Many opportunities have come her way, she says, and she has sought to bring
other women along with her. "What I have always tried to do," she said recently,
"is have coattails."
For excelling in her field and opening doors for others, Garvey has been chosen,
along with four other women lawyers, to receive the American Bar Association
Commission on Women's 2003 Margaret Brent Women Lawyers of Achievement Award
this month. The award is named after America's first woman lawyer.
Garvey's legal career spans back to the late 1950s. After receiving a master's
degree in history from the University of California in Berkeley, she worked
as a playground director for a year while reflecting on a career path. "Women
didn't go to law school," Garvey says. But those who knew her suggested that
she go into law because of her penchant for arguing.
Winding up at Berkeley's Boalt Hall, Garvey was one of just five women in her
graduating class. In her first job, her sole offer from a firm, she was the
only woman attorney working at a Santa Barbara law firm that specialized in
taxation. She was one of only two woman lawyers in Santa Barbara.
While she quickly discovered her niche in the "problem solving" of tax law,
Garvey had strong ties to the Bay Area. During one of her many visits north,
she heard that some San Francisco firms were looking for tax associates. So,
on a whim, she walked into one of them uninvited one day and wound up in interviews
with every attorney there. By the time she returned to work in Santa Barbara,
a job offer was waiting for her.
Garvey went on to spend 25 years at Jordan, Keeler and Seligman in San Francisco.
In 1988, she joined Heller, Ehrman, White and McAuliffe, where she now continues
to work as a "retired partner." During her many years of practice, she has represented
clients in state courts as well as the U.S. Supreme Court.
A nationally recognized expert in taxation, she has handled tax and business
transactions, nationally and internationally, for domestic and foreign clients.
She has involved herself in tax legislation and regulation, testifying at numerous
state legislative hearings.
These days, she's in the "enviable" position, she says, of being able to choose
her cases, which now primarily involve state tax matters. In addition, the 5-foot-11-inch
attorney has, during the past eight years, taken up basketball, a sport from
her younger days. With Garvey at center on one of California's top squads, her
team won a silver medal in the national Senior Olympics two years ago.
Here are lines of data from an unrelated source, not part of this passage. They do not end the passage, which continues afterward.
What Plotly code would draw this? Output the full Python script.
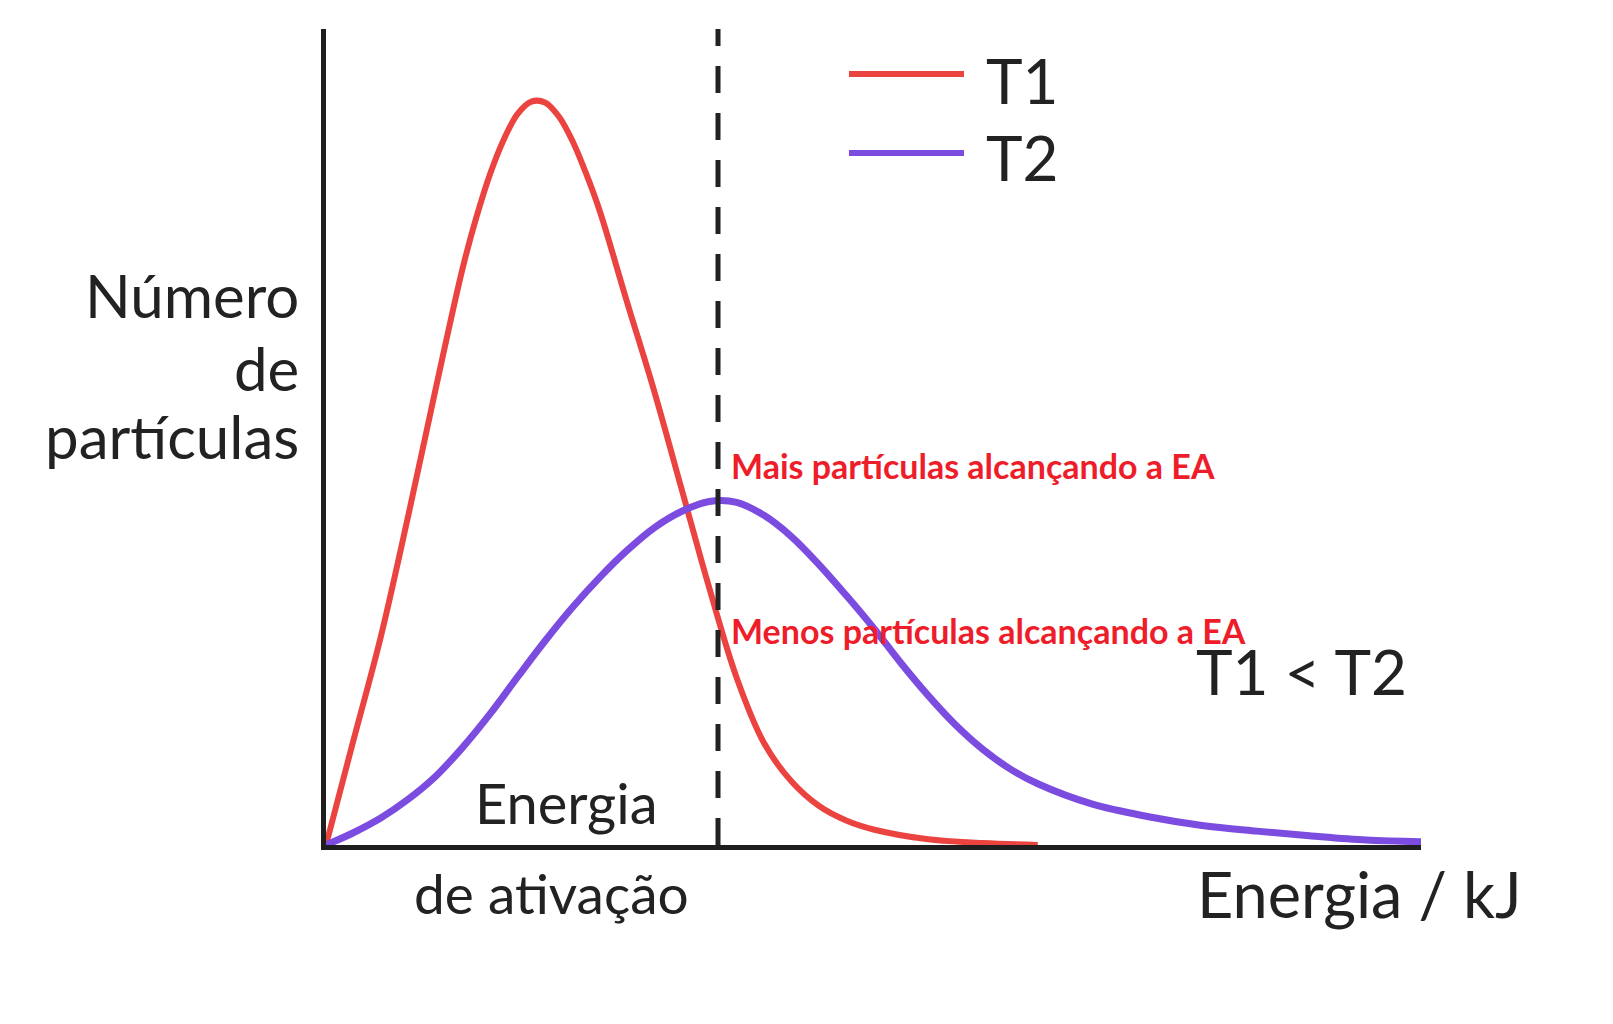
import plotly.graph_objects as go

# Energy (arbitrary units) and number of particles
energy_t1 = [0.0, 0.25, 0.5, 0.75, 1.0, 1.25, 1.375, 1.5, 1.625, 1.75, 1.875, 2.0,
             2.125, 2.25, 2.375, 2.5, 2.75, 3.0, 3.25, 3.5, 3.75, 4.0, 4.25, 4.5,
             4.75, 5.0, 5.5, 6.0, 6.5]
particles_t1 = [0.0, 12.8, 25.5, 40.3, 55.8, 70.8, 77.0, 82.3, 86.5, 89.6, 91.1, 91.0,
                89.3, 86.3, 82.3, 77.7, 66.5, 55.5, 43.5, 31.5, 20.5, 12.5, 7.8, 4.8,
                3.0, 1.9, 0.7, 0.25, 0.0]

energy_t2 = [0.0, 0.25, 0.5, 0.75, 1.0, 1.25, 1.5, 1.75, 2.0, 2.25, 2.5, 2.75, 3.0,
             3.25, 3.5, 3.75, 4.0, 4.25, 4.5, 4.75, 5.0, 5.25, 5.5, 5.75, 6.0, 6.25,
             6.5, 7.0, 7.5, 8.0, 8.5, 9.0, 9.5, 10.0]
particles_t2 = [0.0, 1.5, 3.3, 5.6, 8.4, 12.0, 16.1, 20.6, 25.0, 29.1, 32.8, 36.1, 38.9,
                40.9, 42.1, 42.0, 40.4, 37.8, 34.4, 30.6, 26.6, 22.3, 18.3, 14.7, 11.7, 9.3,
                7.5, 5.0, 3.5, 2.4, 1.7, 1.1, 0.6, 0.4]

series_names = ['T1', 'T2']
activation_energy = 3.58

# Colours
RED = '#EA4340'
PURPLE = '#7B4CDF'
INK = '#222222'
LABEL_RED = '#EE1D2A'
FONT = 'Lato'

# Page / plot area in pixels
W, H = 1613, 1024
LEFT, RIGHT, TOP, BOTTOM = 318, 1413, 21, 837
# the text positions below were measured with this offset
DX, DY = -7, -8


def px_x(px):
    """pixel column -> paper x"""
    return (px + DX - LEFT) / (RIGHT - LEFT)


def px_y(py):
    """pixel row -> paper y"""
    return (BOTTOM - (py + DY)) / (BOTTOM - TOP)


def text(label, x, y, size, xanchor='left', color=INK, weight=None):
    font = dict(family=FONT, size=size, color=color)
    if weight:
        font['weight'] = weight
    return dict(text=label, x=px_x(x), y=px_y(y), xref='paper', yref='paper',
                xanchor=xanchor, yanchor='middle', showarrow=False, font=font)


fig = go.Figure()

fig.add_trace(go.Scatter(x=energy_t1, y=particles_t1, name=series_names[0], mode='lines',
                         line=dict(color=RED, width=6, shape='spline', smoothing=1.0),
                         cliponaxis=False))
fig.add_trace(go.Scatter(x=energy_t2, y=particles_t2, name=series_names[1], mode='lines',
                         line=dict(color=PURPLE, width=7, shape='spline', smoothing=1.0),
                         cliponaxis=False))
# activation energy marker
fig.add_trace(go.Scatter(x=[activation_energy, activation_energy], y=[0, 100], mode='lines',
                         line=dict(color=INK, width=5, dash='27px,20px'),
                         showlegend=False, cliponaxis=False))

# hand-made legend (long line keys like the original)
shapes = []
for row, color in zip([74, 153], [RED, PURPLE]):
    shapes.append(dict(type='line', xref='paper', yref='paper',
                       x0=px_x(848), x1=px_x(963), y0=px_y(row), y1=px_y(row),
                       line=dict(color=color, width=6)))

annotations = [
    text(series_names[0], 983, 80, 62),
    text(series_names[1], 983, 157, 62),
    text('Número', 300, 295, 60, xanchor='right'),
    text('de', 300, 368, 60, xanchor='right'),
    text('partículas', 300, 436, 60, xanchor='right'),
    text('Energia', 565, 802, 56, xanchor='center'),
    text('de ativação', 550, 893, 55, xanchor='center'),
    text('Energia / kJ', 1194, 893, 63),
    text('T1 &lt; T2', 1193, 671, 62),
    text('Mais partículas alcançando a EA', 728, 465, 34, color=LABEL_RED, weight='bold'),
    text('Menos partículas alcançando a EA', 728, 630, 34, color=LABEL_RED, weight='bold'),
]

fig.update_layout(
    width=W, height=H,
    margin=dict(l=LEFT, r=W - RIGHT, t=TOP, b=H - BOTTOM),
    paper_bgcolor='white', plot_bgcolor='white',
    showlegend=False,
    shapes=shapes,
    annotations=annotations,
)
fig.update_xaxes(range=[0, 10], showline=True, linecolor='#1E1E1E', linewidth=5,
                 showgrid=False, zeroline=False, showticklabels=False, ticks='')
fig.update_yaxes(range=[0, 100], showline=True, linecolor='#1E1E1E', linewidth=5,
                 showgrid=False, zeroline=False, showticklabels=False, ticks='')

fig.write_html('out.html')
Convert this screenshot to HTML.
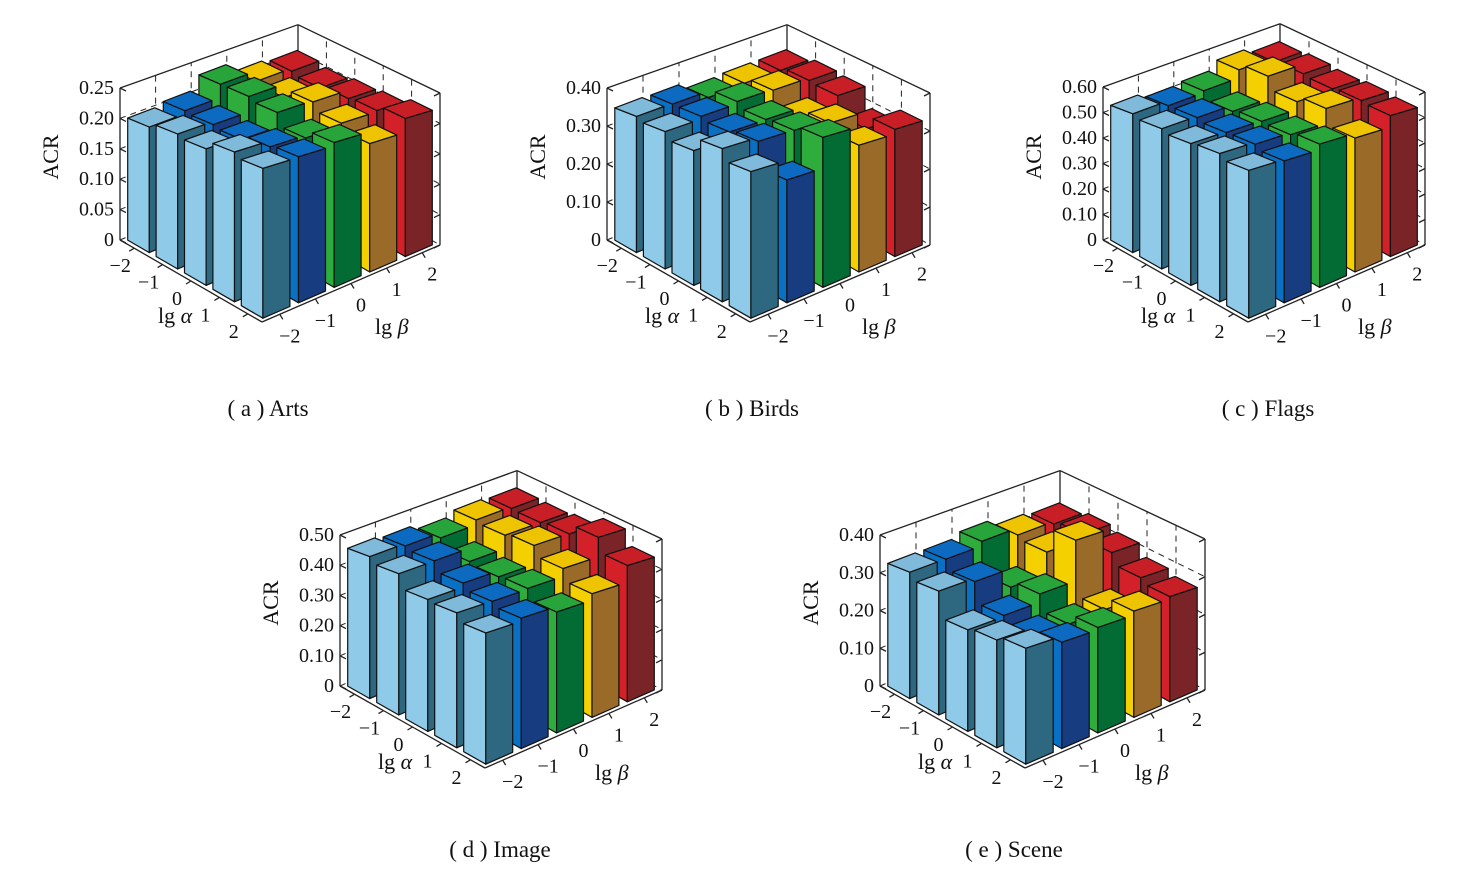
<!DOCTYPE html>
<html><head><meta charset="utf-8"><style>
html,body{margin:0;padding:0;background:#fff;}
svg{display:block;font-family:"Liberation Serif",serif;}
</style></head>
<body>
<svg id="chart" width="1473" height="878" viewBox="0 0 1473 878" xmlns="http://www.w3.org/2000/svg"></svg>
<script>
const alphaLabels = ["\u22122","\u22121","0","1","2"];
const betaLabels = ["\u22122","\u22121","0","1","2"];
// rows: lg alpha -2..2 ; columns: lg beta -2..2
const artsValues = [
  [0.200,0.205,0.227,0.210,0.205],
  [0.207,0.202,0.227,0.205,0.200],
  [0.202,0.198,0.221,0.219,0.205],
  [0.214,0.205,0.201,0.206,0.208],
  [0.207,0.208,0.213,0.195,0.217]
];
const birdsValues = [
  [0.347,0.345,0.328,0.331,0.330],
  [0.337,0.344,0.350,0.347,0.340],
  [0.319,0.335,0.336,0.311,0.336],
  [0.350,0.341,0.340,0.330,0.286],
  [0.324,0.280,0.353,0.308,0.320]
];
const flagsValues = [
  [0.527,0.508,0.515,0.547,0.526],
  [0.513,0.508,0.484,0.572,0.533],
  [0.500,0.497,0.494,0.523,0.527],
  [0.505,0.498,0.491,0.546,0.534],
  [0.487,0.482,0.502,0.485,0.528]
];
const imageValues = [
  [0.455,0.447,0.430,0.446,0.440],
  [0.436,0.437,0.394,0.438,0.438],
  [0.393,0.405,0.386,0.447,0.445],
  [0.388,0.387,0.390,0.415,0.478],
  [0.365,0.374,0.358,0.378,0.431]
];
const sceneValues = [
  [0.324,0.323,0.335,0.316,0.309],
  [0.306,0.297,0.249,0.306,0.319],
  [0.242,0.245,0.266,0.371,0.307],
  [0.248,0.229,0.225,0.229,0.278],
  [0.258,0.244,0.250,0.260,0.266]
];
const artsTicks = ["0","0.05","0.10","0.15","0.20","0.25"];
const birdsTicks = ["0","0.10","0.20","0.30","0.40"];
const flagsTicks = ["0","0.10","0.20","0.30","0.40","0.50","0.60"];
const imageTicks = ["0","0.10","0.20","0.30","0.40","0.50"];
const sceneTicks = ["0","0.10","0.20","0.30","0.40"];

const colors = [
  {l:"#8FCBE8",d:"#2E6880",t:"#80BADB"},
  {l:"#0A70C4",d:"#173C80",t:"#0C6BC0"},
  {l:"#2EAC3C",d:"#036C35",t:"#28A53A"},
  {l:"#F5D000",d:"#9A6A28",t:"#EEC400"},
  {l:"#D42028",d:"#7A2428",t:"#C81E26"}
];
const NS="http://www.w3.org/2000/svg";
const svg=document.getElementById('chart');
function mk(tag,attrs,parent){const e=document.createElementNS(NS,tag);for(const k in attrs)e.setAttribute(k,attrs[k]);(parent||svg).appendChild(e);return e;}

function drawPlot(cfg, values, ticks){
  const g=mk('g',{});
  
  
  const O=cfg.O, Au=[(cfg.F[0]-O[0])/5,(cfg.F[1]-O[1])/5], Bu=[(cfg.R[0]-cfg.F[0])/5,(cfg.R[1]-cfg.F[1])/5];
  const zmax=parseFloat(ticks[ticks.length-1]);
  const zs=cfg.zpx/zmax;
  const P=(a,b,z)=>{const f=1+0.04*a-0.014*b-0.0045*a*b;return [O[0]+a*Au[0]+b*Bu[0], O[1]+a*Au[1]+b*Bu[1]-z*zs*f];};
  const PB=(a,b,z)=>{const f=1+0.04*a-0.018*b-0.0044*a*b;return [O[0]+a*Au[0]+b*Bu[0], O[1]+a*Au[1]+b*Bu[1]-z*zs*f];};
  const pts=arr=>arr.map(p=>p[0].toFixed(1)+','+p[1].toFixed(1)).join(' ');
  const line=(p,q,dash,name)=>{const l=mk('line',{x1:p[0],y1:p[1],x2:q[0],y2:q[1],stroke:'#222','stroke-width':dash?1:1.3,'stroke-dasharray':dash?'6,5':'none'},g);
    
    };
  for(let k=1;k<ticks.length;k++){
    const z=parseFloat(ticks[k]);
    line(PB(0,0,z),PB(0,5,z),k<ticks.length-1,'grid-left-wall');
    line(PB(0,5,z),PB(5,5,z),k<ticks.length-1,'grid-right-wall');
  }
  for(let k=1;k<5;k++){
    line(PB(0,k,0),PB(0,k,zmax),true,'grid-back-vertical');
    line(PB(k,5,0),PB(k,5,zmax),true,'grid-side-vertical');
  }
  line(PB(0,0,0),PB(0,0,zmax),false,'z-axis');
  line(PB(0,5,0),PB(0,5,zmax),false,'back-edge');
  line(PB(5,5,0),PB(5,5,zmax),false,'right-edge');
  line(P(0,0,0),P(0,5,0),true,'floor-back');
  line(P(0,5,0),P(5,5,0),true,'floor-right-back');
  line(P(0,0,0),P(5,0,0),false,'alpha-axis');
  line(P(5,0,0),P(5,5,0),false,'beta-axis');
  ticks.forEach((t,k)=>{
    const z=parseFloat(t); const p=PB(0,0,z);
    line(p,[p[0]+6,p[1]+3],false,'z-tick');
    const q=PB(5,5,z);
    line(q,[q[0]-6,q[1]+3],false,'z-tick-right');
    const tx=mk('text',{x:p[0]-6,y:p[1]+6,'font-size':20,'text-anchor':'end',fill:'#111'},g);
    tx.textContent=t;
    
    
  });
  for(let i=0;i<5;i++){
    for(let j=4;j>=0;j--){
      const v=values[i][j]; const c=colors[j];
      const a0=i+0.12,a1=i+0.88,b0=j+0.12,b1=j+0.88;
      const bg=mk('g',{stroke:'#111','stroke-width':1.2,'stroke-linejoin':'round'},g);
      
      
      mk('polygon',{points:pts([P(a0,b0,0),P(a1,b0,0),P(a1,b0,v),P(a0,b0,v)]),fill:c.l},bg);
      mk('polygon',{points:pts([P(a1,b0,0),P(a1,b1,0),P(a1,b1,v),P(a1,b0,v)]),fill:c.d},bg);
      mk('polygon',{points:pts([P(a0,b0,v),P(a1,b0,v),P(a1,b1,v),P(a0,b1,v)]),fill:c.t},bg);
    }
  }
  alphaLabels.forEach((t,k)=>{
    const p=P(k+0.5,0,0);
    line(p,[p[0]-5,p[1]+3],false,'alpha-tick');
    const tx=mk('text',{x:p[0]-14,y:p[1]+24,'font-size':20,'text-anchor':'middle',fill:'#111'},g);
    tx.textContent=t;
    
    
  });
  betaLabels.forEach((t,k)=>{
    const p=P(5,k+0.5,0);
    line(p,[p[0]+3,p[1]+5],false,'beta-tick');
    const tx=mk('text',{x:p[0]+10,y:p[1]+28,'font-size':20,'text-anchor':'middle',fill:'#111'},g);
    tx.textContent=t;
    
    
  });
  const la=mk('text',{x:O[0]+38,y:O[1]+83,'font-size':22,fill:'#111'},g);
  la.innerHTML='lg <tspan font-style="italic">α</tspan>';
  
  
  const lb=mk('text',{x:O[0]+255,y:O[1]+94,'font-size':22,fill:'#111'},g);
  lb.innerHTML='lg <tspan font-style="italic">β</tspan>';
  
  
  const yt=mk('text',{x:0,y:0,'font-size':22,'text-anchor':'middle',fill:'#111',transform:'translate('+(O[0]-62)+','+(O[1]-83)+') rotate(-90)'},g);
  yt.textContent='ACR';
  
  
  const cap=mk('text',{x:cfg.cap[0],y:cfg.cap[1],'font-size':23,'text-anchor':'middle',fill:'#111'},g);
  cap.textContent=cfg.caption;
  
  
}

drawPlot({name:'arts',O:[120,240],F:[262,322],R:[440,245],zpx:152,cap:[268,416],caption:'( a ) Arts'},artsValues,artsTicks);
drawPlot({name:'birds',O:[607,240],F:[750,322],R:[930,245],zpx:152,cap:[752,416],caption:'( b ) Birds'},birdsValues,birdsTicks);
drawPlot({name:'flags',O:[1103,240],F:[1248,322],R:[1425,245],zpx:153,cap:[1268,416],caption:'( c ) Flags'},flagsValues,flagsTicks);
drawPlot({name:'image',O:[340,686],F:[485,768],R:[662,690],zpx:151,cap:[500,857],caption:'( d ) Image'},imageValues,imageTicks);
drawPlot({name:'scene',O:[880,686],F:[1025,768],R:[1205,690],zpx:151,cap:[1014,857],caption:'( e ) Scene'},sceneValues,sceneTicks);
</script>
</body></html>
Recently, Garvey also has been at the forefront of state and national efforts
to revamp the rules relating to the multijurisdictional practice of law. She
served on the ABA commission that recently crafted national model rules and
on both state Supreme Court panels that developed a proposed set of new rules
for California attorneys.
But Garvey can't name any particular accomplishment as her finest. "I always
used to say I haven't done it yet and maybe that's still my attitude," she said.
"I'm still looking to see what else I can do."